:: GIVEN DATA ::

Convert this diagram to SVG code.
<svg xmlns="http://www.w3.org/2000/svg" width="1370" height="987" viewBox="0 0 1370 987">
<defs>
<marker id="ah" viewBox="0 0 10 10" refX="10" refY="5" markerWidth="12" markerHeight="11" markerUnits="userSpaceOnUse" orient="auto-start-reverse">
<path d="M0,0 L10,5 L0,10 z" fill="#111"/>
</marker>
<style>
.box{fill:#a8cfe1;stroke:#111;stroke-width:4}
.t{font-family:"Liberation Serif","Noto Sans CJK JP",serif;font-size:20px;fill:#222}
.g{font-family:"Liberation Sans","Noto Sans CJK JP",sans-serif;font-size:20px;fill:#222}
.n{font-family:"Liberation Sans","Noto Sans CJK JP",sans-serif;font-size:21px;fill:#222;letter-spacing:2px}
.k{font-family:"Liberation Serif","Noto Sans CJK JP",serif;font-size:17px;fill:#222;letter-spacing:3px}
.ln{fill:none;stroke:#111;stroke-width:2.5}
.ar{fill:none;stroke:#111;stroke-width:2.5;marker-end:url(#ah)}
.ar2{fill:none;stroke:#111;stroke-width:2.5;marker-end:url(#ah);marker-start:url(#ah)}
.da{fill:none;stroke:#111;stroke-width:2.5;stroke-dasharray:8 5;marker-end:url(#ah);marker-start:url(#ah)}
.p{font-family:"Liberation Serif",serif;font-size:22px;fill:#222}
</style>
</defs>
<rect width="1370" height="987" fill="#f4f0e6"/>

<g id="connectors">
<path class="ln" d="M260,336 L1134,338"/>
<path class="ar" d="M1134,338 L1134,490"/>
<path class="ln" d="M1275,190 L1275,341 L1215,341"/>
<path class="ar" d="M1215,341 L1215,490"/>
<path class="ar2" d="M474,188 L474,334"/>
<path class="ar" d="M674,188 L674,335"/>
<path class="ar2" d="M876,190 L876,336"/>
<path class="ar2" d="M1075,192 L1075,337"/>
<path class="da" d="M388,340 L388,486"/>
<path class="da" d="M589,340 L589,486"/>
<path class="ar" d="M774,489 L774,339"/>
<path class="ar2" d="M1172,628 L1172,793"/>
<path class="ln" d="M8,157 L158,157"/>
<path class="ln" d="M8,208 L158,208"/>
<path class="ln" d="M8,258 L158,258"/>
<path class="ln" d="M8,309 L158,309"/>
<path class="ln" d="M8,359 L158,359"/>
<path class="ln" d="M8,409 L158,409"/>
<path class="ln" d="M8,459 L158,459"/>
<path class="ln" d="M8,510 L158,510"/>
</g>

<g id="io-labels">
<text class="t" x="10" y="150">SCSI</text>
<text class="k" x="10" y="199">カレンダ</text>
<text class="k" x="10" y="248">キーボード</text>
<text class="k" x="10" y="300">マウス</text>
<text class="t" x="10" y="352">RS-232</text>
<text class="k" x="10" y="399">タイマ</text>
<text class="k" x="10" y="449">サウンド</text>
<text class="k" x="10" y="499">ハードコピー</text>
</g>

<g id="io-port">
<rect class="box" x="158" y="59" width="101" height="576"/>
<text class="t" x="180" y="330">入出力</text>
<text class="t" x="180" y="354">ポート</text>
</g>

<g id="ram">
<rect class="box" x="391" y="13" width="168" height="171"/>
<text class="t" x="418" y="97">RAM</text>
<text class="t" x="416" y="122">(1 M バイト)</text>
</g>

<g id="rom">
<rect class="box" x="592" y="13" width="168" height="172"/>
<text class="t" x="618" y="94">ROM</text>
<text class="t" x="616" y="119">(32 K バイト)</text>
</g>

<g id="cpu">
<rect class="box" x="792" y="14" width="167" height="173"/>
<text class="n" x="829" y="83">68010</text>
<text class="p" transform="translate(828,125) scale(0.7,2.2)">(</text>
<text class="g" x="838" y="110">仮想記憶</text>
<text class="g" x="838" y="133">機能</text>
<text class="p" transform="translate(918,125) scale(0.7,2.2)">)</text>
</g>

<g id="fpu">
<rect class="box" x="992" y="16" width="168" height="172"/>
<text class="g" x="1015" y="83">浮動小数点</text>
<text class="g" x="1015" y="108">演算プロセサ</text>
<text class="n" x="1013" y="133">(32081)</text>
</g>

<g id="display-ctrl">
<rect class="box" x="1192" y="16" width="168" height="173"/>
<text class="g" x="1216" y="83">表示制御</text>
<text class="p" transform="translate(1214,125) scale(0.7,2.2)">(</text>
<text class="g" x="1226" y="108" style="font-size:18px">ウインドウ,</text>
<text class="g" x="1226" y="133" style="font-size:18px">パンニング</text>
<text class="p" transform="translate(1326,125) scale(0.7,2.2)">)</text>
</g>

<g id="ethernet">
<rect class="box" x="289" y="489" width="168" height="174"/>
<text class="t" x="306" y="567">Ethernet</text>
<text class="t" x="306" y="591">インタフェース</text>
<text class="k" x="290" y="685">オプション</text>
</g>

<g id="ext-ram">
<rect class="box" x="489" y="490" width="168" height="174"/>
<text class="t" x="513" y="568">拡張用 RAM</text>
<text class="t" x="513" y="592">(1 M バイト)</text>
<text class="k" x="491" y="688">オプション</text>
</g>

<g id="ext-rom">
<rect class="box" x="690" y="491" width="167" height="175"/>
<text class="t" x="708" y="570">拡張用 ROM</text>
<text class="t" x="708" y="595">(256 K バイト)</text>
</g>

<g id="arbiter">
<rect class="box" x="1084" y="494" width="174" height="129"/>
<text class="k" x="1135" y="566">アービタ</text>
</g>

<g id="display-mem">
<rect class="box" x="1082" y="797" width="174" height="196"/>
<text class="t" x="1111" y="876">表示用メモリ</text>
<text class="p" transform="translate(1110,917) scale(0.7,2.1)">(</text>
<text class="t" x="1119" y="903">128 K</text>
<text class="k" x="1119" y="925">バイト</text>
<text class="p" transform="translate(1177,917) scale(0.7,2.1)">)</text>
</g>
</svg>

:: WHAT YOU WILL DO ::
Print all the data exactly.

:: RESULT ::
Convert this diagram to SVG code.
<svg xmlns="http://www.w3.org/2000/svg" width="1370" height="987" viewBox="0 0 1370 987">
<defs>
<marker id="ah" viewBox="0 0 10 10" refX="10" refY="5" markerWidth="12" markerHeight="11" markerUnits="userSpaceOnUse" orient="auto-start-reverse">
<path d="M0,0 L10,5 L0,10 z" fill="#111"/>
</marker>
<style>
.box{fill:#a8cfe1;stroke:#111;stroke-width:4}
.t{font-family:"Liberation Serif","Noto Sans CJK JP",serif;font-size:20px;fill:#222}
.g{font-family:"Liberation Sans","Noto Sans CJK JP",sans-serif;font-size:20px;fill:#222}
.n{font-family:"Liberation Sans","Noto Sans CJK JP",sans-serif;font-size:21px;fill:#222;letter-spacing:2px}
.k{font-family:"Liberation Serif","Noto Sans CJK JP",serif;font-size:17px;fill:#222;letter-spacing:3px}
.ln{fill:none;stroke:#111;stroke-width:2.5}
.ar{fill:none;stroke:#111;stroke-width:2.5;marker-end:url(#ah)}
.ar2{fill:none;stroke:#111;stroke-width:2.5;marker-end:url(#ah);marker-start:url(#ah)}
.da{fill:none;stroke:#111;stroke-width:2.5;stroke-dasharray:8 5;marker-end:url(#ah);marker-start:url(#ah)}
.p{font-family:"Liberation Serif",serif;font-size:22px;fill:#222}
</style>
</defs>
<rect width="1370" height="987" fill="#f4f0e6"/>

<g id="connectors">
<path class="ln" d="M260,336 L1134,338"/>
<path class="ar" d="M1134,338 L1134,490"/>
<path class="ln" d="M1275,190 L1275,341 L1215,341"/>
<path class="ar" d="M1215,341 L1215,490"/>
<path class="ar2" d="M474,188 L474,334"/>
<path class="ar" d="M674,188 L674,335"/>
<path class="ar2" d="M876,190 L876,336"/>
<path class="ar2" d="M1075,192 L1075,337"/>
<path class="da" d="M388,340 L388,486"/>
<path class="da" d="M589,340 L589,486"/>
<path class="ar" d="M774,489 L774,339"/>
<path class="ar2" d="M1172,628 L1172,793"/>
<path class="ln" d="M8,157 L158,157"/>
<path class="ln" d="M8,208 L158,208"/>
<path class="ln" d="M8,258 L158,258"/>
<path class="ln" d="M8,309 L158,309"/>
<path class="ln" d="M8,359 L158,359"/>
<path class="ln" d="M8,409 L158,409"/>
<path class="ln" d="M8,459 L158,459"/>
<path class="ln" d="M8,510 L158,510"/>
</g>

<g id="io-labels">
<text class="t" x="10" y="150">SCSI</text>
<text class="k" x="10" y="199">カレンダ</text>
<text class="k" x="10" y="248">キーボード</text>
<text class="k" x="10" y="300">マウス</text>
<text class="t" x="10" y="352">RS-232</text>
<text class="k" x="10" y="399">タイマ</text>
<text class="k" x="10" y="449">サウンド</text>
<text class="k" x="10" y="499">ハードコピー</text>
</g>

<g id="io-port">
<rect class="box" x="158" y="59" width="101" height="576"/>
<text class="t" x="180" y="330">入出力</text>
<text class="t" x="180" y="354">ポート</text>
</g>

<g id="ram">
<rect class="box" x="391" y="13" width="168" height="171"/>
<text class="t" x="418" y="97">RAM</text>
<text class="t" x="416" y="122">(1 M バイト)</text>
</g>

<g id="rom">
<rect class="box" x="592" y="13" width="168" height="172"/>
<text class="t" x="618" y="94">ROM</text>
<text class="t" x="616" y="119">(32 K バイト)</text>
</g>

<g id="cpu">
<rect class="box" x="792" y="14" width="167" height="173"/>
<text class="n" x="829" y="83">68010</text>
<text class="p" transform="translate(828,125) scale(0.7,2.2)">(</text>
<text class="g" x="838" y="110">仮想記憶</text>
<text class="g" x="838" y="133">機能</text>
<text class="p" transform="translate(918,125) scale(0.7,2.2)">)</text>
</g>

<g id="fpu">
<rect class="box" x="992" y="16" width="168" height="172"/>
<text class="g" x="1015" y="83">浮動小数点</text>
<text class="g" x="1015" y="108">演算プロセサ</text>
<text class="n" x="1013" y="133">(32081)</text>
</g>

<g id="display-ctrl">
<rect class="box" x="1192" y="16" width="168" height="173"/>
<text class="g" x="1216" y="83">表示制御</text>
<text class="p" transform="translate(1214,125) scale(0.7,2.2)">(</text>
<text class="g" x="1226" y="108" style="font-size:18px">ウインドウ,</text>
<text class="g" x="1226" y="133" style="font-size:18px">パンニング</text>
<text class="p" transform="translate(1326,125) scale(0.7,2.2)">)</text>
</g>

<g id="ethernet">
<rect class="box" x="289" y="489" width="168" height="174"/>
<text class="t" x="306" y="567">Ethernet</text>
<text class="t" x="306" y="591">インタフェース</text>
<text class="k" x="290" y="685">オプション</text>
</g>

<g id="ext-ram">
<rect class="box" x="489" y="490" width="168" height="174"/>
<text class="t" x="513" y="568">拡張用 RAM</text>
<text class="t" x="513" y="592">(1 M バイト)</text>
<text class="k" x="491" y="688">オプション</text>
</g>

<g id="ext-rom">
<rect class="box" x="690" y="491" width="167" height="175"/>
<text class="t" x="708" y="570">拡張用 ROM</text>
<text class="t" x="708" y="595">(256 K バイト)</text>
</g>

<g id="arbiter">
<rect class="box" x="1084" y="494" width="174" height="129"/>
<text class="k" x="1135" y="566">アービタ</text>
</g>

<g id="display-mem">
<rect class="box" x="1082" y="797" width="174" height="196"/>
<text class="t" x="1111" y="876">表示用メモリ</text>
<text class="p" transform="translate(1110,917) scale(0.7,2.1)">(</text>
<text class="t" x="1119" y="903">128 K</text>
<text class="k" x="1119" y="925">バイト</text>
<text class="p" transform="translate(1177,917) scale(0.7,2.1)">)</text>
</g>
</svg>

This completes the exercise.